Da tortura em democracia

• Rui Pereira, Tortura virtuosa:
    «A Comissão para os Serviços de Informações do Senado dos Estados Unidos da América acaba de divulgar uma síntese de cerca de 500 páginas de um relatório prolixo (6300 páginas) acerca do programa de interrogatórios adotado pela CIA após os atentados terroristas de 11 de setembro de 2001. A investigação, que se estendeu por cinco anos e custou 40 milhões de dólares, confirmou o que se sabia: os suspeitos de terrorismo foram obrigados a permanecer acordados durante dias a fio, ameaçados de violação e sujeitos a execuções e afogamentos simulados.

    A senadora democrata Dianne Feinstein, presidente da Comissão, afirmou que estas práticas mancharam os valores e a história dos EUA. Todavia, muito mais significativa foi a declaração do Presidente Obama, que recordou ter proibido a tortura, em termos inequívocos, quando assumiu o cargo e prometeu continuar a exercer a sua autoridade para impedir que tal método volte a ser autorizado. A descodificação destas palavras é simples: Obama reconheceu, de modo implícito, que o seu antecessor George W. Bush concedeu o mais alto patrocínio à tortura. A primeira conclusão do relatório merece uma especial atenção: o uso de técnicas "aprofundadas" de interrogatório não constituiu um meio eficaz de obter informações sensíveis ou de suscitar a colaboração dos detidos. Só depois se acrescenta que os interrogatórios decorreram em circunstâncias brutais e muito piores do que as descritas aos decisores políticos.

    Porém, o diretor da CIA, John Brennan, insistiu em que a submissão dos suspeitos a estas práticas violentas ajudou a descobrir os planos de atentados, capturar terroristas e salvar vidas humanas.

    É precisamente este aspeto que suscita uma reflexão séria. Afinal, é da eficácia que depende a legitimidade da tortura? A resposta é um não rotundo. Ainda que fosse eficaz, a tortura seria ilegítima por atentar contra a essencial dignidade da pessoa humana, como ilegítima é a pena de morte, apesar de prevenir a reincidência. O torcionário, por mais úteis que sejam as informações que extorque, acaba por se confundir com o terrorista. Por isso, a ineficácia da tortura, com o seu séquito de falsas confissões, não passa de um argumento de reforço.»

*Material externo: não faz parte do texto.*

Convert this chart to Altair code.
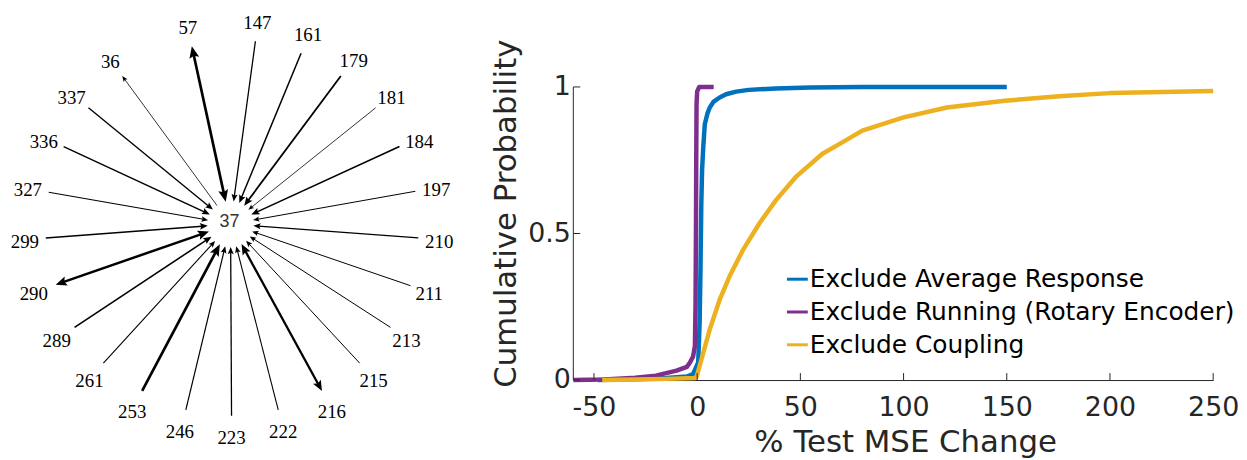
import math
import altair as alt
import pandas as pd

# ---------------- left panel: star network around unit 37 ----------------
hub_name = "37"
hub_x, hub_y = 232, 224          # layout position of the hub (x right, y down)
node_names = ["57", "147", "161", "179", "181", "184", "197", "210", "211", "213", "215", "216",
              "222", "223", "246", "253", "261", "289", "290", "299", "327", "336", "337", "36"]
# outer end of each edge (layout coordinates, x right, y down)
node_x = [193, 257, 303, 343, 378, 402, 418, 421, 413, 393, 362, 324,
          280, 233, 187, 143, 104, 75, 56, 46, 49, 64, 89, 123]
node_y = [45, 40, 52, 75, 107, 146, 191, 238, 286, 328, 364, 392,
          411, 417, 411, 392, 364, 328, 285, 238, 192, 146, 107, 75]
# label anchor of each node
label_x = [189, 259, 310, 356, 394, 422, 439, 442, 432, 409, 376, 334,
           285, 233, 181, 133, 90, 57, 34, 25, 28, 44, 72, 111]
label_y = [27, 22, 34, 60, 97, 141, 190, 242, 294, 342, 382, 413,
           433, 439, 433, 413, 382, 342, 294, 242, 190, 141, 97, 61]
# edge weight (drawn as line width)
edge_weight = [2.7, 1.3, 1.5, 1.8, 0.8, 1.6, 1.0, 1.3, 1.0, 1.0, 1.0, 2.3,
               1.1, 1.3, 1.2, 2.7, 1.1, 1.6, 2.5, 1.5, 1.1, 1.5, 1.4, 0.8]
# direction: node -> hub, hub -> node
to_hub = [1, 1, 1, 1, 1, 1, 1, 1, 1, 1, 1, 1, 1, 1, 1, 1, 1, 1, 1, 1, 1, 1, 1, 0]
from_hub = [1, 0, 0, 0, 0, 0, 0, 0, 0, 0, 0, 1, 0, 0, 0, 0, 0, 0, 1, 0, 0, 0, 0, 1]

# ---------------- right panel: cumulative distributions ----------------
series_names = ["Exclude Average Response", "Exclude Running (Rotary Encoder)", "Exclude Coupling"]
series_colors = ["#0072BD", "#7E2F8E", "#EDB120"]

avg_x = [-48, -30, -15, -5, -2, 0.5, 1.2, 1.6, 2.0, 2.4, 3.0, 3.7, 5.0, 6.1, 8, 10.9, 14, 18.9, 25, 38, 55, 80, 110, 150]
avg_p = [0.0, 0.003, 0.007, 0.012, 0.02, 0.06, 0.2, 0.376, 0.6, 0.72, 0.8, 0.873, 0.91, 0.93, 0.95, 0.964,
         0.975, 0.984, 0.99, 0.995, 0.998, 1.0, 1.0, 1.0]
run_x = [-60, -45, -30, -20, -10, -5, -3.5, -2, -1.1, -0.8, -0.6, -0.45, -0.3, 0, 1, 3, 5, 8]
run_p = [0.0, 0.002, 0.008, 0.015, 0.032, 0.045, 0.06, 0.08, 0.116, 0.25, 0.49, 0.75, 0.94, 0.985, 1.0, 1.0, 1.0, 1.0]
cpl_x = [-46, -30, -15, -5, -1.1, -0.3, 2.1, 6.1, 10.9, 15.7, 22.2, 30.2, 38.2, 47.8, 60.7, 70.3, 80, 100,
         121, 149, 177, 200, 225, 250]
cpl_p = [0.0, 0.002, 0.004, 0.006, 0.007, 0.01, 0.071, 0.173, 0.274, 0.354, 0.444, 0.535, 0.614, 0.693,
         0.772, 0.811, 0.851, 0.896, 0.93, 0.953, 0.969, 0.979, 0.983, 0.986]

x_ticks = [-50, 0, 50, 100, 150, 200, 250]
y_ticks = [0, 0.5, 1]

# ---------------- sizes ----------------
LEFT_W, LEFT_H = 440, 444
RIGHT_W, RIGHT_H = 644, 373
GAP = 36
Y_TOP = 1 + 78 / 295.0
AXIS_COLOR = "#262626"
HEAD_PATH = "M0,0L0.42,1L0,0.82L-0.42,1Z"
R_IN = 23

# ---------------- build network tables ----------------
edge_rows, head_rows = [], []
for i, name in enumerate(node_names):
    ox, oy = node_x[i], node_y[i]
    dx, dy = ox - hub_x, oy - hub_y
    d = math.hypot(dx, dy)
    ux, uy = dx / d, dy / d
    ix, iy = hub_x + ux * R_IN, hub_y + uy * R_IN
    lw = edge_weight[i]
    L = 3 + 3.3 * lw
    sx, sy, ex, ey = ox, oy, ix, iy
    if to_hub[i]:
        ex, ey = ix + ux * 0.7 * L, iy + uy * 0.7 * L
        ang = (math.degrees(math.atan2(-uy, -ux)) + 90) % 360
        head_rows.append(dict(x=ix, y=iy, angle=ang, size=4 * L * L))
    if from_hub[i]:
        sx, sy = ox - ux * 0.7 * L, oy - uy * 0.7 * L
        ang = (math.degrees(math.atan2(uy, ux)) + 90) % 360
        head_rows.append(dict(x=ox, y=oy, angle=ang, size=4 * L * L))
    edge_rows.append(dict(x=sx, y=sy, x2=ex, y2=ey, w=lw))

edges_df = pd.DataFrame(edge_rows)
heads_df = pd.DataFrame(head_rows)
labels_df = pd.DataFrame({"x": label_x, "y": label_y, "name": node_names})
hub_df = pd.DataFrame({"x": [hub_x - 1], "y": [hub_y - 2], "name": [hub_name]})

lxs = alt.Scale(domain=[8, 8 + LEFT_W], nice=False, zero=False)
lys = alt.Scale(domain=[8, 8 + LEFT_H], nice=False, zero=False, reverse=True)

edges = alt.Chart(edges_df).mark_rule(color="black", strokeCap="butt").encode(
    x=alt.X("x:Q", scale=lxs, axis=None),
    y=alt.Y("y:Q", scale=lys, axis=None),
    x2="x2:Q", y2="y2:Q",
    strokeWidth=alt.StrokeWidth("w:Q", scale=None),
)
heads = alt.Chart(heads_df).mark_point(shape=HEAD_PATH, filled=True, opacity=1, color="black",
                                       strokeWidth=0).encode(
    x=alt.X("x:Q", scale=lxs, axis=None),
    y=alt.Y("y:Q", scale=lys, axis=None),
    angle=alt.Angle("angle:Q", scale=None),
    size=alt.Size("size:Q", scale=None),
)
labels = alt.Chart(labels_df).mark_text(font="Liberation Serif", fontSize=19, color="black",
                                        baseline="middle", align="center").encode(
    x=alt.X("x:Q", scale=lxs, axis=None),
    y=alt.Y("y:Q", scale=lys, axis=None),
    text="name:N",
)
hub = alt.Chart(hub_df).mark_text(font="Liberation Sans", fontSize=18, color="#333333",
                                  baseline="middle", align="center").encode(
    x=alt.X("x:Q", scale=lxs, axis=None),
    y=alt.Y("y:Q", scale=lys, axis=None),
    text="name:N",
)
left = alt.layer(edges, heads, labels, hub).properties(width=LEFT_W, height=LEFT_H)

# ---------------- build CDF table ----------------
rows = []
for name, xs, ps in [(series_names[0], avg_x, avg_p), (series_names[1], run_x, run_p),
                     (series_names[2], cpl_x, cpl_p)]:
    for k, (xv, pv) in enumerate(zip(xs, ps)):
        rows.append(dict(series=name, x=xv, p=pv, k=k))
cdf_df = pd.DataFrame(rows)

rxs = alt.Scale(domain=[-60, 250], nice=False, zero=False)
rys = alt.Scale(domain=[0, Y_TOP], nice=False, zero=False)
colsc = alt.Scale(domain=series_names, range=series_colors)

x_axis = alt.Axis(values=x_ticks, format="d", labelExpr="replace(datum.label, '\u2212', '-')",
                  title="% Test MSE Change",
                  titleX=334, titleY=72, titleBaseline="alphabetic", titleAlign="center",
                  domain=True, domainColor=AXIS_COLOR, domainWidth=1, ticks=False, tickSize=0,
                  labelPadding=15, grid=False, labelFlush=False, labelOverlap=False)
y_axis = alt.Axis(values=y_ticks, format=".1~f", title="Cumulative Probability",
                  titleX=-58, titleY=205, titleAngle=270, titleBaseline="alphabetic", titleAlign="center",
                  domain=False, ticks=False, tickSize=0, labelPadding=3, grid=False,
                  labelFlush=False, labelOverlap=False)
legend = alt.Legend(orient="none", legendX=782, legendY=259, title=None, symbolType="stroke",
                    symbolSize=441, symbolStrokeWidth=3, labelFont="DejaVu Sans", labelFontSize=25,
                    labelColor="black", labelOffset=0, rowPadding=7, padding=0, labelLimit=700)

line_layers = []
for s in series_names:
    line_layers.append(
        alt.Chart(cdf_df).transform_filter(alt.datum.series == s).mark_line(
            strokeWidth=4.5, strokeJoin="round", strokeCap="butt").encode(
            x=alt.X("x:Q", scale=rxs, axis=x_axis),
            y=alt.Y("p:Q", scale=rys, axis=y_axis),
            color=alt.Color("series:N", scale=colsc, legend=legend),
            order="k:Q",
        )
    )

y_line = alt.Chart(pd.DataFrame({"p": [y_ticks[0]], "p2": [y_ticks[-1]]})).mark_rule(
    color=AXIS_COLOR, strokeWidth=1).encode(
    x=alt.value(0), y=alt.Y("p:Q", scale=rys, axis=y_axis), y2="p2:Q")
x_tick_marks = alt.Chart(pd.DataFrame({"x": x_ticks})).mark_rule(color=AXIS_COLOR, strokeWidth=1).encode(
    x=alt.X("x:Q", scale=rxs, axis=x_axis), y=alt.value(RIGHT_H), y2=alt.value(RIGHT_H - 7))
y_tick_marks = alt.Chart(pd.DataFrame({"p": y_ticks})).mark_rule(color=AXIS_COLOR, strokeWidth=1).encode(
    y=alt.Y("p:Q", scale=rys, axis=y_axis), x=alt.value(0), x2=alt.value(7))

right = alt.layer(*line_layers, y_line, x_tick_marks, y_tick_marks).properties(
    width=RIGHT_W, height=RIGHT_H)

chart = alt.hconcat(left, right, spacing=GAP).properties(
    padding=0, background="white"
).configure_view(stroke=None).configure_axis(
    labelFont="DejaVu Sans", labelFontSize=27, labelColor=AXIS_COLOR,
    titleFont="DejaVu Sans", titleFontSize=31, titleFontWeight="normal", titleColor=AXIS_COLOR,
)

chart.save("out.html", embed_options={"renderer": "svg", "actions": False})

quarta-feira, dezembro 10, 2014

Sobre a tortura em democracia


O relatório do inquérito do Senado dos Estados Unidos sobre a utilização pela CIA da tortura na luta antiterrorista foi tornado público (vide Público). As observações e conclusões que constam dele são aterradoras. Ao lê-lo, lembrei-me das considerações que constam do livro A Confiança no Mundo - Sobre a Tortura em Democracia, escrito por José Sócrates.